▶ [Short task]
Repeat the entries below exactly as they appear, with no pictures.

▶ [Recorded information]
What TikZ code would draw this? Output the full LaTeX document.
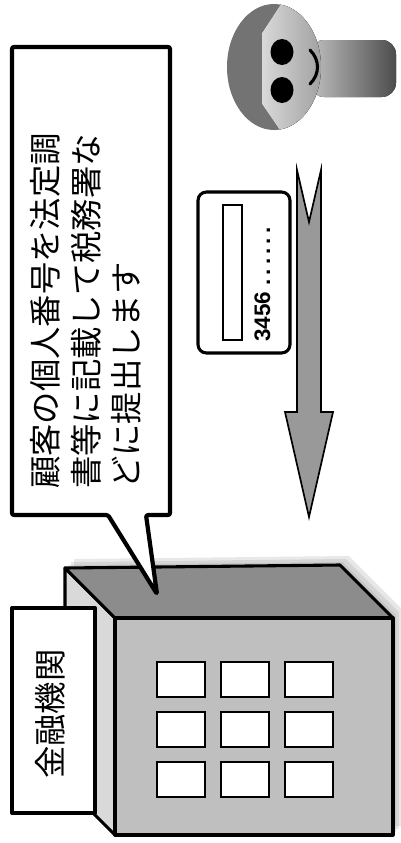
\documentclass[tikz,border=0pt]{standalone}
\usepackage{fontspec}
\newfontfamily\jpfont{Noto Sans CJK JP}
\newfontfamily\numfont{Liberation Sans}
\usetikzlibrary{shapes.misc, positioning}

\tikzset{
	thickline/.style={draw=black, line width=2.2pt, line join=round},
	jptext/.style={rotate=90, inner sep=0pt, font=\jpfont\fontsize{23}{23}\selectfont},
	window/.style={draw=black, line width=2pt, fill=white}
}

\begin{document}
\begin{tikzpicture}[x=0.25mm, y=-0.25mm]

	\useasboundingbox (0,0) rectangle (400,843);

%building corners
	\coordinate (RA) at (65,568);
	\coordinate (RB) at (340,565);
	\coordinate (RC) at (393,618);
	\coordinate (RD) at (115,618);
	\coordinate (FA) at (115,835);
	\coordinate (FB) at (393,835);
	\coordinate (SA) at (65,785);

%soft shadow behind the building
	\foreach \s in {3,6,9}
		\fill[gray, opacity=0.18, shift={(\s,-\s)}] (65,568) -- (340,565) -- (393,618) -- (393,835) -- (115,835) -- (65,785) -- cycle;

%building
	\filldraw[thickline, fill=black!15] (RA) -- (RD) -- (FA) -- (SA) -- cycle;
	\filldraw[thickline, fill=black!45] (RA) -- (RB) -- (RC) -- (RD) -- cycle;
	\filldraw[thickline, fill=black!25] (RD) -- (RC) -- (FB) -- (FA) -- cycle;

%windows
	\foreach \i in {0,1,2}
		\foreach \j in {0,1,2}
			\draw[window] (157+64*\i, 662+50*\j) rectangle ++(48,35);

%name plate
	\filldraw[thickline, line width=2.8pt, fill=white] (12,608) rectangle (95,813);
	\node [jptext] (bank) at (50,714) {金融機関};

%speech bubble
	\filldraw[thickline, line width=3pt, fill=white, rounded corners=1.5pt] (12,47) -- (170,47) -- (170,515) -- (146,515) -- (157,594) -- (108,515) -- (12,515) -- cycle;
	\node [jptext, anchor=base west] (line1) at (57,489) {顧客の個人番号を法定調};
	\node [jptext, anchor=base west] (line2) at (98,489) {書等に記載して税務署な};
	\node [jptext, anchor=base west] (line3) at (138,489) {どに提出します};

%card
	\filldraw[thickline, fill=white, rounded corners=6pt] (198,192) rectangle (290,353);
	\draw[line width=1.8pt, fill=white] (223,205) rectangle (242,340);
	\node [rotate=90, anchor=base west, inner sep=0pt, font=\numfont\bfseries\fontsize{16}{16}\selectfont] (pin) at (270,342) {3456 \addfontfeature{LetterSpace=18}......};

%arrow
	\filldraw[draw=black, line width=1.2pt, fill=black!40, line join=miter] (297,170) -- (309,222) -- (321,170) -- (321,412) -- (333,412) -- (309,517) -- (285,412) -- (297,412) -- cycle;

%person
	\fill[left color=black!25, right color=black!70, rounded corners=10pt] (310,40) rectangle (396,97);
	\fill[black!55] (274,67) ellipse [x radius=47, y radius=63];
	\begin{scope}
		\clip (274,67) ellipse [x radius=47, y radius=63];
		\fill[left color=black!15, right color=black!40] (262,33) -- (290,-10) -- (330,-10) -- (330,145) -- (290,145) -- (262,104) -- cycle;
	\end{scope}
	\fill (282,52) ellipse [x radius=11.5, y radius=13];
	\fill (282,90) ellipse [x radius=11.5, y radius=13];
	\draw[line width=2.2pt, line cap=round] (310,50) .. controls (320,60) and (320,74) .. (310,84);

\end{tikzpicture}
\end{document}
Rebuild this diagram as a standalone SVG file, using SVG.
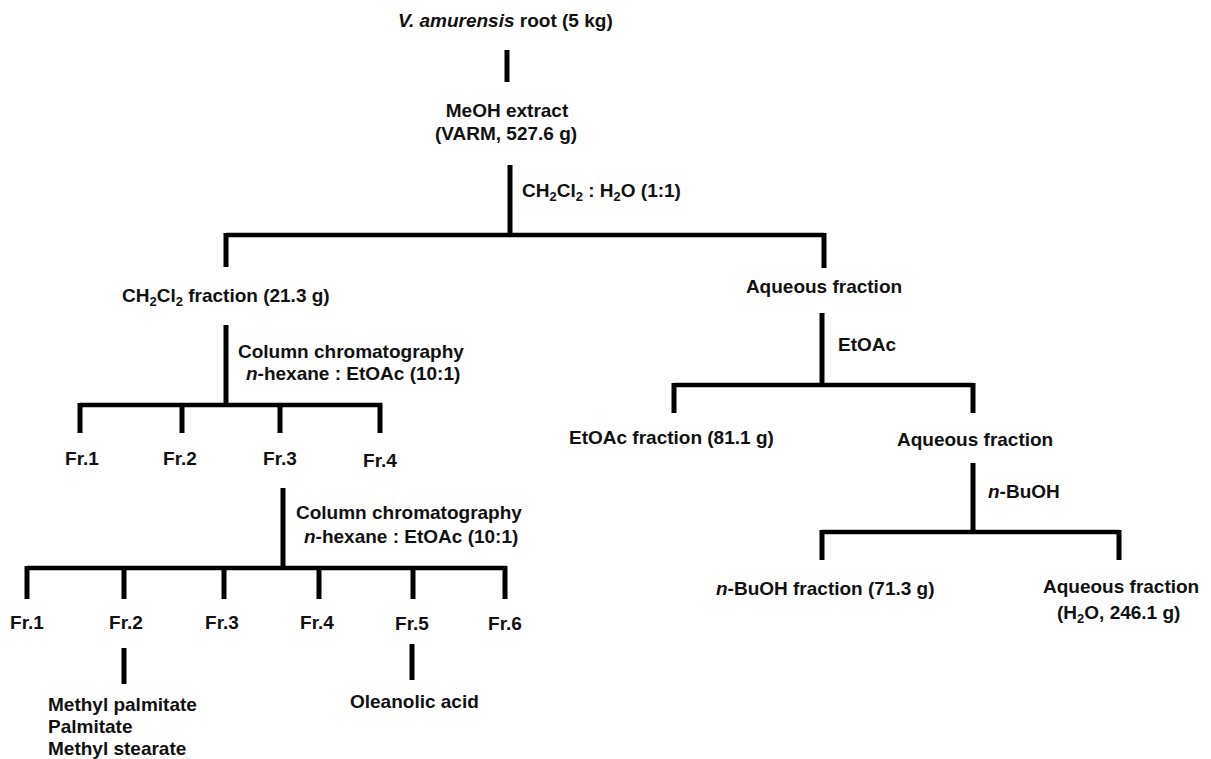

▶ [Answer to this task]
What TikZ code would draw this? Output the full LaTeX document.
\documentclass[tikz,border=0pt]{standalone}
\usepackage{fontspec}
\newfontfamily\jpfont{Noto Sans CJK JP}
\newfontfamily\numfont{Liberation Sans}
\usetikzlibrary{shapes.misc, positioning}

\tikzset{
	thickline/.style={draw=black, line width=2.2pt, line join=round},
	jptext/.style={rotate=90, inner sep=0pt, font=\jpfont\fontsize{23}{23}\selectfont},
	window/.style={draw=black, line width=2pt, fill=white}
}

\begin{document}
\begin{tikzpicture}[x=0.25mm, y=-0.25mm]

	\useasboundingbox (0,0) rectangle (400,843);

%building corners
	\coordinate (RA) at (65,568);
	\coordinate (RB) at (340,565);
	\coordinate (RC) at (393,618);
	\coordinate (RD) at (115,618);
	\coordinate (FA) at (115,835);
	\coordinate (FB) at (393,835);
	\coordinate (SA) at (65,785);

%soft shadow behind the building
	\foreach \s in {3,6,9}
		\fill[gray, opacity=0.18, shift={(\s,-\s)}] (65,568) -- (340,565) -- (393,618) -- (393,835) -- (115,835) -- (65,785) -- cycle;

%building
	\filldraw[thickline, fill=black!15] (RA) -- (RD) -- (FA) -- (SA) -- cycle;
	\filldraw[thickline, fill=black!45] (RA) -- (RB) -- (RC) -- (RD) -- cycle;
	\filldraw[thickline, fill=black!25] (RD) -- (RC) -- (FB) -- (FA) -- cycle;

%windows
	\foreach \i in {0,1,2}
		\foreach \j in {0,1,2}
			\draw[window] (157+64*\i, 662+50*\j) rectangle ++(48,35);

%name plate
	\filldraw[thickline, line width=2.8pt, fill=white] (12,608) rectangle (95,813);
	\node [jptext] (bank) at (50,714) {金融機関};

%speech bubble
	\filldraw[thickline, line width=3pt, fill=white, rounded corners=1.5pt] (12,47) -- (170,47) -- (170,515) -- (146,515) -- (157,594) -- (108,515) -- (12,515) -- cycle;
	\node [jptext, anchor=base west] (line1) at (57,489) {顧客の個人番号を法定調};
	\node [jptext, anchor=base west] (line2) at (98,489) {書等に記載して税務署な};
	\node [jptext, anchor=base west] (line3) at (138,489) {どに提出します};

%card
	\filldraw[thickline, fill=white, rounded corners=6pt] (198,192) rectangle (290,353);
	\draw[line width=1.8pt, fill=white] (223,205) rectangle (242,340);
	\node [rotate=90, anchor=base west, inner sep=0pt, font=\numfont\bfseries\fontsize{16}{16}\selectfont] (pin) at (270,342) {3456 \addfontfeature{LetterSpace=18}......};

%arrow
	\filldraw[draw=black, line width=1.2pt, fill=black!40, line join=miter] (297,170) -- (309,222) -- (321,170) -- (321,412) -- (333,412) -- (309,517) -- (285,412) -- (297,412) -- cycle;

%person
	\fill[left color=black!25, right color=black!70, rounded corners=10pt] (310,40) rectangle (396,97);
	\fill[black!55] (274,67) ellipse [x radius=47, y radius=63];
	\begin{scope}
		\clip (274,67) ellipse [x radius=47, y radius=63];
		\fill[left color=black!15, right color=black!40] (262,33) -- (290,-10) -- (330,-10) -- (330,145) -- (290,145) -- (262,104) -- cycle;
	\end{scope}
	\fill (282,52) ellipse [x radius=11.5, y radius=13];
	\fill (282,90) ellipse [x radius=11.5, y radius=13];
	\draw[line width=2.2pt, line cap=round] (310,50) .. controls (320,60) and (320,74) .. (310,84);

\end{tikzpicture}
\end{document}
Rebuild this diagram as a standalone SVG file, using SVG.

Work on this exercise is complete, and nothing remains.